The ECB are still buying tons of Italian debt under its QE programme (that is supposed to end in March).  So with Italy out of the picture, the pressure to mop up EZ debt is reduced and with it, the pressure on the euro.  Fewer bonds to buy and convert into euro bank deposits.

And sentiment could certainly support a euro rally next week.  DSI bullish sentiment on the dollar remains at nosebleed levels with a recent high at 93% bulls.  As recently as late August, DSI bulls numbered only 20%, so this sudden love affair with the dollar comes only a few months after it was roundly rejected.  I guess that’s the power of love.

This sentiment extreme is not conducive to a further large move down in the euro, although it is possible.  We traders are always dealing with probabilities and the current set-up favours a euro rally very soon.

Also, this Italian Job movie could turn out to be a lemon, this confounding almost everyone.

Latest COT data still show a 2:1 bull/bear ratio for the hedge funds and a similar ratio bull/bear for the commercials.

But in the longer term, I still believe the Eurozone will split up and only the few northern states will retain it in some form, while the southern countries will go their own way.

And of course, true to history, Italy will rise again when it gets a suitable currency and hopefully a non-interfering government, but that is a few years away at least.

Here is the weekly with my EW labels

We are in big wave C and currently testing the pink support line.  Either it will hold and put in the C wave low, or we may see one more decline to below wave 5/A low in 2015 at the 1.04 area and then start a large rally phase.

Because many are expecting parity, it will most likely not go that low before the rally starts.  And then the DSI bulls will be fewer that 5% in all likelihood, and with the large mom div that is building (red bar), that will set up the mother of all short squeezes, which will be a beautiful experience to ride.

 

Huge divergences in US stock indexes

I have been pointing out to VIP Traders Club members that the Dow has remained aloft last week while the S&P, Nasdaq and Russell 2000 have been hit hard.This is typical action at major trend changes.  Investors/gamblers have been rotating out of the high-flying tech and into the stolid Dow Dullards in a flight from risk.

One of the leaders of the FAANG gang that has lead the march upstairs in the Nasdaq in recent months, here is Facebook daily – and what a lovely chart pattern it reveals:

My blue lines are very long-term tramlines the upper one of which the market touched at the $134 level back in August – and again in November, making the $134 level the site of a Double Top.

But the form of the decline off the November high is a classic five Elliott waves down with a long and strong third wave and wave 4 planting a traditional kiss on the underside of the lower tramline.
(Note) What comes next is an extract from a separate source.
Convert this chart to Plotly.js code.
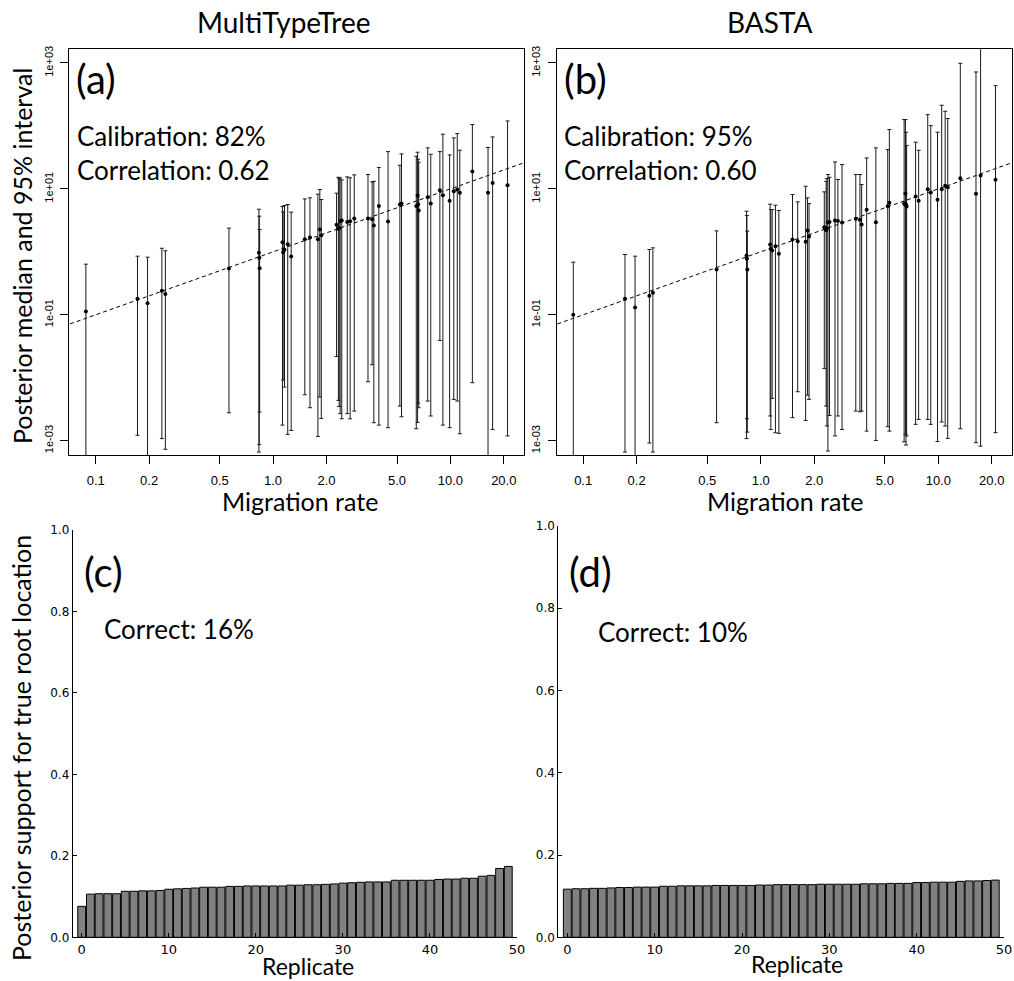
<!DOCTYPE html>
<html>
<head>
<meta charset="utf-8">
<script src="https://cdn.plot.ly/plotly-3.0.1.min.js"></script>
<style>
  html, body { margin: 0; padding: 0; background: #fff; }
  #chart { width: 1014px; height: 981px; }
</style>
</head>
<body>
<div id="chart"></div>
<script>
// ---------- data ----------
const migrationRate = [0.088,0.172,0.196,0.236,0.247,0.564,0.832,0.836,0.840,1.13,
  1.14,1.16,1.21,1.265,1.51,1.615,1.79,1.835,1.87,2.28,
  2.335,2.36,2.39,2.44,2.62,2.72,2.87,3.43,3.62,3.70,
  3.95,4.45,5.19,5.30,6.42,6.53,6.58,6.63,7.45,7.75,
  8.72,9.07,9.9,10.45,10.93,11.3,13.3,16.3,17.3,21.0];

const mttMedian = [0.113,0.1795,0.153,0.240,0.213,0.543,0.964,0.803,0.551,1.423,
  0.988,1.076,1.323,0.843,1.589,1.689,1.589,2.262,1.839,2.683,
  2.317,2.40,3.068,3.14,2.99,3.068,3.38,3.38,3.30,2.62,
  5.37,3.03,5.64,5.85,5.37,7.84,5.64,4.53,7.37,5.85,
  9.52,7.93,6.45,9.18,9.76,8.64,18.8,8.64,12.45,11.43];
const mttUpper = [0.637,0.853,0.822,1.14,1.04,2.38,4.75,3.68,2.26,5.24,
  4.32,5.44,5.64,4.27,6.93,7.2,8.23,9.76,6.77,8.54,
  15.3,14.5,14.95,13.9,15.5,14.95,16.67,16.9,12.9,13.2,
  21.8,39.1,23.75,35.9,33.0,38.2,29.6,26.5,44.8,35.5,
  39.1,73.8,34.6,64.5,75.5,41.1,105,45.3,66.9,120];
const mttLower = [0.0001,0.00122,0.0001,0.00108,0.00073,0.00278,0.00066,0.000865,0.00285,0.00177,
  0.00918,0.00711,0.00126,0.00146,0.00537,0.00334,0.00117,0.00493,0.00226,0.0218,
  0.00437,0.0035,0.00269,0.00223,0.00269,0.00223,0.00296,0.00865,0.0161,0.00193,
  0.00177,0.00161,0.00355,0.0024,0.00155,0.00195,0.00396,0.00334,0.00427,0.00247,
  0.0392,0.00177,0.00161,0.00453,0.00427,0.00129,0.00834,0.0001,0.00151,0.00119];

const bastaMedian = [0.1,0.1795,0.1306,0.2003,0.2233,0.525,0.875,0.774,0.525,1.307,
  1.116,1.05,1.23,0.93,1.57,1.477,1.441,2.18,1.752,2.46,
  2.21,2.38,2.96,2.99,3.14,3.10,2.92,3.34,3.22,2.72,
  4.64,2.96,5.31,6.0,5.78,8.44,5.64,5.24,7.55,6.45,
  9.88,8.75,6.69,9.88,11.2,10.6,14.8,8.33,16.3,13.9];
const bastaUpper = [0.685,0.908,0.853,1.089,1.157,2.154,4.42,3.77,2.13,5.71,
  4.70,4.70,5.50,4.53,8.13,6.22,11.0,7.2,5.85,8.96,
  13.2,14.6,16.9,15.3,26.8,14.1,24.3,16.9,16.9,11.7,
  31.0,44.8,42.1,87.5,126,126,79.3,48.7,55.1,41.1,
  151,101,79.3,213,171,131,988,719,100000,437];
const bastaLower = [0.0001,0.00066,0.0001,0.000919,0.00066,0.00193,0.00108,0.00223,0.00137,0.00247,
  0.00151,0.0047,0.00134,0.00131,0.00232,0.006,0.0021,0.0053,0.00453,0.01406,
  0.00355,0.00171,0.000686,0.00252,0.00119,0.00247,0.00151,0.00296,0.00288,0.00296,
  0.00142,0.00101,0.00167,0.00142,0.00096,0.00126,0.000853,0.00119,0.00182,0.00218,
  0.00218,0.00182,0.00097,0.00198,0.00171,0.00109,0.00155,0.00093,0.00082,0.00134];

const replicate = [0,1,2,3,4,5,6,7,8,9,10,11,12,13,14,15,16,17,18,19,20,21,22,23,24,
  25,26,27,28,29,30,31,32,33,34,35,36,37,38,39,40,41,42,43,44,45,46,47,48,49];
const mttSupport = [0.076,0.106,0.107,0.107,0.107,0.113,0.113,0.114,0.114,0.115,
  0.118,0.119,0.120,0.121,0.123,0.123,0.123,0.125,0.125,0.126,
  0.126,0.126,0.126,0.126,0.128,0.128,0.129,0.129,0.130,0.131,
  0.133,0.134,0.135,0.136,0.136,0.136,0.140,0.140,0.140,0.140,
  0.140,0.142,0.143,0.143,0.145,0.145,0.150,0.152,0.169,0.174];
const bastaSupport = [0.117,0.118,0.118,0.119,0.119,0.120,0.121,0.121,0.122,0.122,
  0.122,0.124,0.124,0.125,0.125,0.125,0.125,0.126,0.126,0.126,
  0.126,0.126,0.127,0.127,0.128,0.128,0.128,0.128,0.128,0.129,
  0.129,0.129,0.129,0.129,0.130,0.130,0.130,0.131,0.131,0.131,
  0.133,0.133,0.134,0.134,0.134,0.136,0.137,0.137,0.138,0.139];

const xTickVals = [0.1,0.2,0.5,1,2,5,10,20];
const xTickText = ['0.1','0.2','0.5','1.0','2.0','5.0','10.0','20.0'];
const yTickVals = [0.001,0.1,10,1000];
const yTickText = ['1e-03','1e-01','1e+01','1e+03'];
const barXTicks = [0,10,20,30,40,50];

// ---------- helpers ----------
const W = 1014, H = 981;
const px = x => x / W;
const py = y => 1 - y / H;
const TXT = 'Lato, "Open Sans", sans-serif';
const identity = [0.01, 100];

function scatterPanel(med, up, lo, xa, ya) {
  return [{
    type: 'scatter', mode: 'lines', x: identity, y: identity,
    xaxis: xa, yaxis: ya, line: {color: '#000', width: 1, dash: '4px,3px'},
    hoverinfo: 'skip', showlegend: false
  }, {
    type: 'scatter', mode: 'markers', x: migrationRate, y: med,
    xaxis: xa, yaxis: ya,
    marker: {color: '#000', size: 4},
    error_y: {type: 'data', symmetric: false,
      array: med.map((m, i) => up[i] - m),
      arrayminus: med.map((m, i) => m - lo[i]),
      color: '#1a1a1a', thickness: 1, width: 2},
    showlegend: false
  }];
}
function barPanel(vals, xa, ya) {
  return {
    type: 'bar', x: replicate, y: vals, xaxis: xa, yaxis: ya, width: 0.9,
    marker: {color: '#808080', line: {color: '#000', width: 1}}, showlegend: false
  };
}

const data = [
  ...scatterPanel(mttMedian, mttUpper, mttLower, 'x', 'y'),
  ...scatterPanel(bastaMedian, bastaUpper, bastaLower, 'x2', 'y2'),
  barPanel(mttSupport, 'x3', 'y3'),
  barPanel(bastaSupport, 'x4', 'y4')
];

const logX = (dom, anchor) => ({
  type: 'log', domain: dom, anchor: anchor, range: [-1.149, 1.415],
  tickvals: xTickVals, ticktext: xTickText, ticks: 'outside', ticklen: 8, tickcolor: '#000',
  showline: true, mirror: true, linecolor: '#000', linewidth: 1,
  showgrid: false, zeroline: false, ticklabelstandoff: 5,
  tickfont: {family: '"Liberation Sans", Arial, sans-serif', size: 13, color: '#000'}
});
const logY = (dom, anchor) => ({
  type: 'log', domain: dom, anchor: anchor, range: [-3.227, 3.217],
  tickvals: yTickVals, ticktext: yTickText, tickangle: -90, ticks: 'outside', ticklen: 8,
  tickcolor: '#000', showline: true, mirror: true, linecolor: '#000', linewidth: 1,
  showgrid: false, zeroline: false, ticklabelstandoff: 3,
  tickfont: {family: '"Liberation Sans", Arial, sans-serif', size: 11, color: '#000'}
});
const linX = (dom, anchor) => ({
  domain: dom, anchor: anchor, range: [-1.034, 50], tickvals: barXTicks,
  ticks: 'inside', ticklen: 4, tickcolor: '#000', showline: true, linecolor: '#000',
  linewidth: 1, showgrid: false, zeroline: false,
  tickfont: {family: '"DejaVu Sans", sans-serif', size: 13, color: '#000'}
});
const linY = (dom, anchor) => ({
  domain: dom, anchor: anchor, range: [0, 1], dtick: 0.2, tickformat: '.1f',
  ticks: 'inside', ticklen: 4, tickcolor: '#000', showline: true, linecolor: '#000',
  linewidth: 1, showgrid: false, zeroline: false,
  tickfont: {family: '"DejaVu Sans", sans-serif', size: 12, color: '#000'}
});

function ann(text, x, y, size, opts) {
  return Object.assign({
    text: text, xref: 'paper', yref: 'paper', x: px(x), y: py(y),
    xanchor: 'center', yanchor: 'middle', showarrow: false,
    font: {family: TXT, size: size, color: '#000'}
  }, opts || {});
}

const layout = {
  width: W, height: H, margin: {l: 0, r: 0, t: 0, b: 0},
  paper_bgcolor: '#fff', plot_bgcolor: '#fff', showlegend: false, bargap: 0,
  xaxis: logX([px(69.3), px(524)], 'y'),
  yaxis: logY([py(455), py(49.3)], 'x'),
  xaxis2: logX([px(556.7), px(1012)], 'y2'),
  yaxis2: logY([py(455), py(49.3)], 'x2'),
  xaxis3: linX([px(72.7), px(517)], 'y3'),
  yaxis3: linY([py(937.3), py(530)], 'x3'),
  xaxis4: linX([px(558.3), px(1004)], 'y4'),
  yaxis4: linY([py(937.3), py(525.8)], 'x4'),
  annotations: [
    ann('MultiTypeTree', 284, 22, 28),
    ann('BASTA', 770, 22, 28),
    ann('(a)', 74, 79, 40, {xanchor: 'left'}),
    ann('Calibration: 82%', 75, 136, 26, {xanchor: 'left'}),
    ann('Correlation: 0.62', 75, 170, 26, {xanchor: 'left'}),
    ann('(b)', 562, 79, 40, {xanchor: 'left'}),
    ann('Calibration: 95%', 562, 136, 26, {xanchor: 'left'}),
    ann('Correlation: 0.60', 562, 170, 26, {xanchor: 'left'}),
    ann('Migration rate', 300, 501, 25),
    ann('Migration rate', 785, 501, 25),
    ann('Posterior median and 95% interval', 22, 256, 25, {textangle: -90}),
    ann('(c)', 82, 572, 40, {xanchor: 'left'}),
    ann('Correct: 16%', 102, 629, 26, {xanchor: 'left'}),
    ann('(d)', 567, 572, 40, {xanchor: 'left'}),
    ann('Correct: 10%', 596, 632, 26, {xanchor: 'left'}),
    ann('Replicate', 308, 966, 23),
    ann('Replicate', 797, 964, 23),
    ann('Posterior support for true root location', 21, 748, 25, {textangle: -90})
  ]
};

Plotly.newPlot('chart', data, layout, {staticPlot: true, displayModeBar: false});
</script>
</body>
</html>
From the wave 5 low at the $114 low last week, the market bounced in an A wave, then a dip in the B wave and if this B wave holds, we shall see the final C wave rally before a much larger decline gets under way.

But the essential point is that we have the first clear five wave down pattern that is clearly impulsiveand signals the start of a new bear trend.  If the B wave low does not hold into next week, it should do so with one more dip before the C wave rally starts.
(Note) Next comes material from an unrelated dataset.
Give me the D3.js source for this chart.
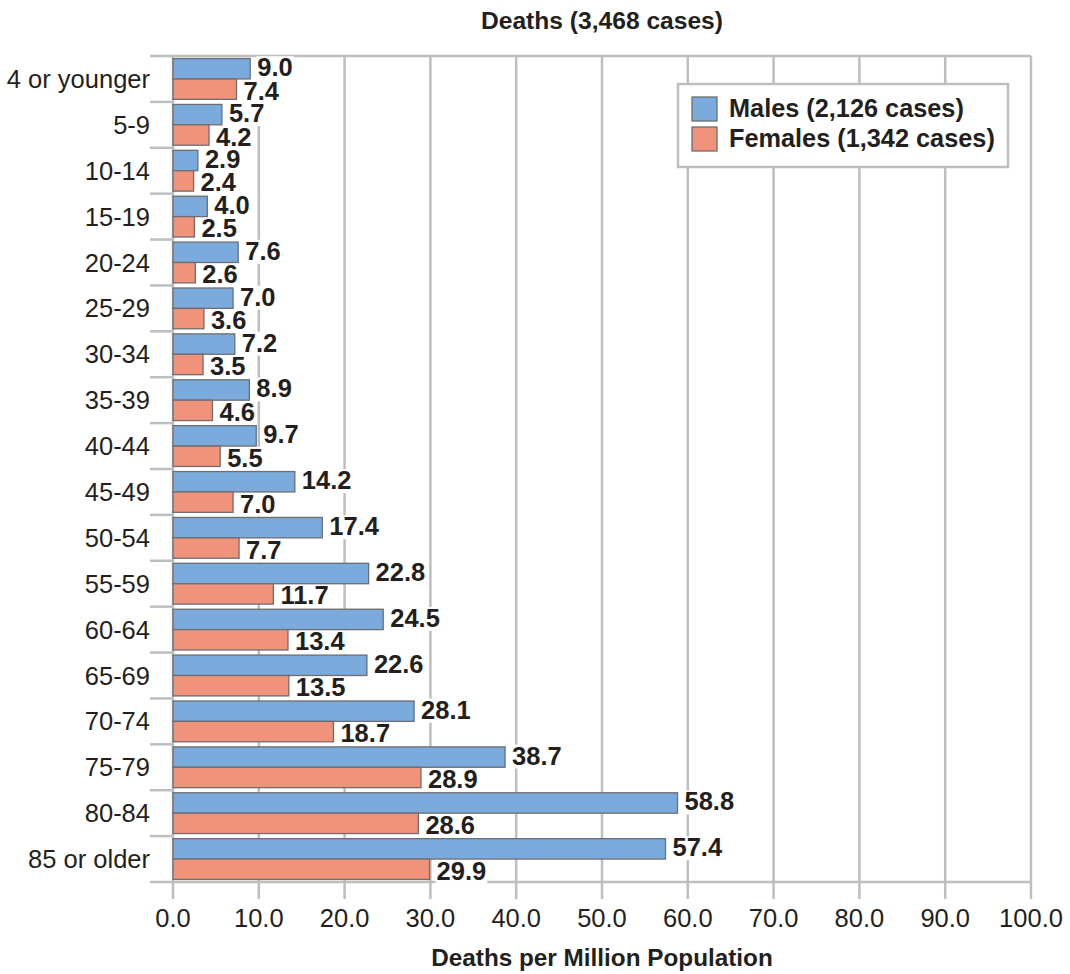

Last time, I showed the Russell 2000 index chart and last week, it moved below the upper blue tramline to produce a bearish ‘Overshoot’ with Thursday’s close well under the tramline

I believe the Trumpian rally off the November 8 low to be the final bull trap that has sucked many in as measured by the sentiment indicators that have suddenly switched to extreme bullishness.

So with the high-risk Russell 2000 and Nasdaq having turned down (as has the S&P 500), can the Dow be far behind?  Last week I showed the VIX Fear Index and that has started to move up off the blue support line.  Things are about to get very interesting.